As the weekend unfolded, the event devolved from an initial lovefest, complete with conference chairwoman Bella Abzug blowing kisses as she bid the delegates goodnight, into bitter arguments that Abzug struggled to keep control from her seat on the dais.

Melba Tolliver, a TV reporter from New York who covered the conference for NBC, was convinced she was witnessing history, proceedings that would be remembered the way the March on Washington and the Apollo 11 moon landing were already being commemorated. “I was in awe. I really felt this was the beginning of a new political party,” she says. “It didn’t turn out that way.”

Ultimately the convention delegates cobbled together a platform with 26 planks, each detailing issues the federal government should work on. But they had missed the window. The plan and the report, “The Spirit of Houston,” were submitted to the Carter administration in March 1978, but nothing was done and little was heard of it afterward.

Why? Marjorie Spruill, author of Divided We Stand: The Battle Over Women’s Rights and American Values That Divided a Nation, explains that while the conference united feminists from across the ideological spectrum and from all walks of life, it was not the start of something bigger. Meanwhile, the opposite happened on the conservative side. “Before Houston, the religious right was divided, because everyone was trying to win for their own religion, essentially. But Phyllis made it clear you didn’t have to agree on everything, that they had more reasons to unite than to stay divided,” Spruill says. “Houston built their confidence. When they saw how impassioned people were and that people were coming from all over the country to support these ideas, they realized that if they just hung together, they could become a real political force.”

Spruill contends that that Houston weekend, held two years before televangelist Jerry Falwell founded the Moral Majority political action committee, was the true birthplace of the Christian right and its influence over the GOP. As for Schlafly, she remained a force to be reckoned with, helping to secure the 1980 Republican presidential nomination for Ronald Reagan and, decades later, shortly before her death, bring the Christian right around to Donald Trump.

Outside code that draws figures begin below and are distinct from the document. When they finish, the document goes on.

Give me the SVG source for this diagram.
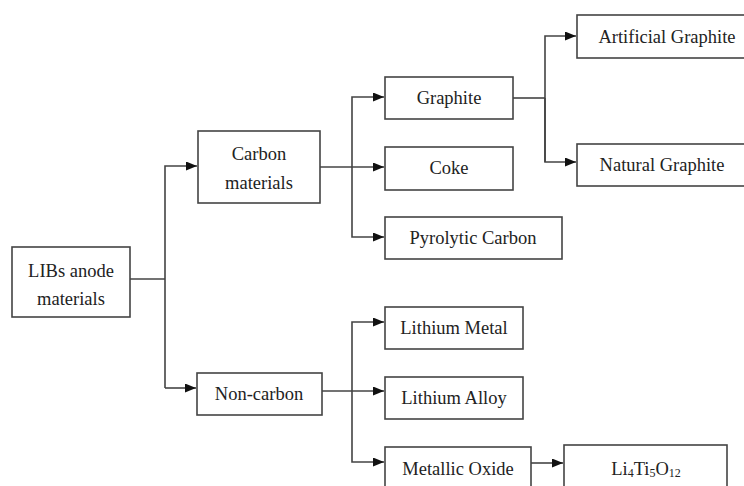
<svg xmlns="http://www.w3.org/2000/svg" width="744" height="486" viewBox="0 0 744 486">
<defs>
<marker id="ah" viewBox="0 0 11 9" refX="11" refY="4.5" markerWidth="11" markerHeight="9" markerUnits="userSpaceOnUse" orient="auto">
<path d="M0,0 L11,4.5 L0,9 Z" fill="#111"/>
</marker>
<style>
.box{fill:#fff;stroke:#444;stroke-width:1.6}
.t{font-family:"Liberation Serif","Times New Roman",serif;font-size:18.5px;fill:#222;text-anchor:middle}
.c{fill:none;stroke:#444;stroke-width:1.6}
.s{font-size:12px}
</style>
</defs>
<rect width="744" height="486" fill="#fff"/>
<g id="connectors">
<path class="c" d="M130,279 H165"/>
<path class="c" d="M165,388 V166 H197" marker-end="url(#ah)"/>
<path class="c" d="M165,388 H196" marker-end="url(#ah)"/>
<path class="c" d="M320,167 H384" marker-end="url(#ah)"/>
<path class="c" d="M352,167 V97 H384" marker-end="url(#ah)"/>
<path class="c" d="M352,167 V237 H384" marker-end="url(#ah)"/>
<path class="c" d="M513,98 H545"/>
<path class="c" d="M545,162 V36 H576" marker-end="url(#ah)"/>
<path class="c" d="M545,98 V162 H576" marker-end="url(#ah)"/>
<path class="c" d="M322,391 H384" marker-end="url(#ah)"/>
<path class="c" d="M352,391 V322 H384" marker-end="url(#ah)"/>
<path class="c" d="M352,391 V462 H384" marker-end="url(#ah)"/>
<path class="c" d="M531,463 H563" marker-end="url(#ah)"/>
</g>
<g id="libs"><rect class="box" x="12" y="247" width="118" height="70"/><text class="t" x="71" y="277">LIBs anode</text><text class="t" x="71" y="305">materials</text></g>
<g id="carbon"><rect class="box" x="198" y="131" width="122" height="72"/><text class="t" x="259" y="160">Carbon</text><text class="t" x="259" y="189">materials</text></g>
<g id="graphite"><rect class="box" x="385" y="77" width="128" height="42"/><text class="t" x="449" y="104">Graphite</text></g>
<g id="coke"><rect class="box" x="385" y="147" width="128" height="43"/><text class="t" x="449" y="174">Coke</text></g>
<g id="pyrolytic"><rect class="box" x="385" y="217" width="177" height="42"/><text class="t" x="473" y="244">Pyrolytic Carbon</text></g>
<g id="artificial"><rect class="box" x="577" y="15" width="180" height="43"/><text class="t" x="667" y="43">Artificial Graphite</text></g>
<g id="natural"><rect class="box" x="577" y="144" width="180" height="42"/><text class="t" x="662" y="171">Natural Graphite</text></g>
<g id="noncarbon"><rect class="box" x="197" y="373" width="125" height="42"/><text class="t" x="259" y="400">Non-carbon</text></g>
<g id="limetal"><rect class="box" x="385" y="307" width="138" height="42"/><text class="t" x="454" y="334">Lithium Metal</text></g>
<g id="lialloy"><rect class="box" x="385" y="377" width="138" height="42"/><text class="t" x="454" y="404">Lithium Alloy</text></g>
<g id="oxide"><rect class="box" x="385" y="447" width="146" height="50"/><text class="t" x="458" y="475">Metallic Oxide</text></g>
<g id="lto"><rect class="box" x="564" y="445" width="163" height="52"/><text class="t" x="646" y="475">Li<tspan class="s" dy="2">4</tspan><tspan dy="-2">Ti</tspan><tspan class="s" dy="2">5</tspan><tspan dy="-2">O</tspan><tspan class="s" dy="2">12</tspan></text></g>
</svg>
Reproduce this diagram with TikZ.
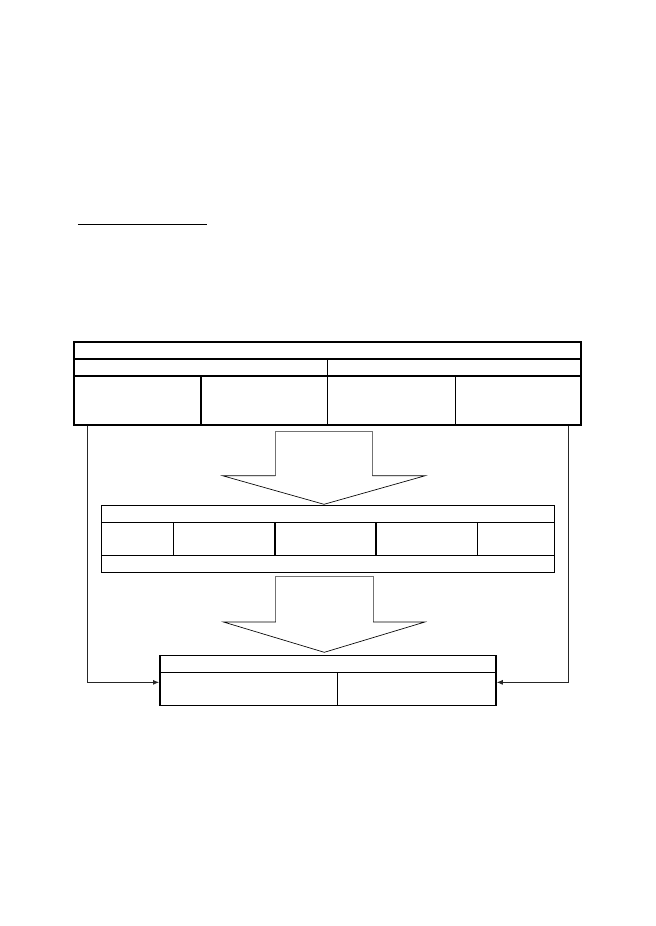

Last year, Gloria Steinem attended a two-day reunion conference at UH, an event commemorating the conference, which her magazine, Ms., had described as “four days that changed the world” back in the afterglow 40 years ago. But beyond a few local news stories, the reunion was barely a blip on Houston’s radar, and received no national coverage to speak of. Steinem now describes Houston as “the most important event that nobody knows about,” according to TheNew Yorker.

“They won, really. We knew Phyllis Schlafly was going to try to disrupt the conference, and we expected that women in the conference would stage a walkout—none of that was a surprise,” Cotera says. “The only thing we did not expect, in retrospect, is how successful women like Phyllis Schlafly were after the conference in defeating the women’s agenda. They helped the Republicans get power and eroded equality over the next three decades. They won and we lost, and you can see that in how things are now.”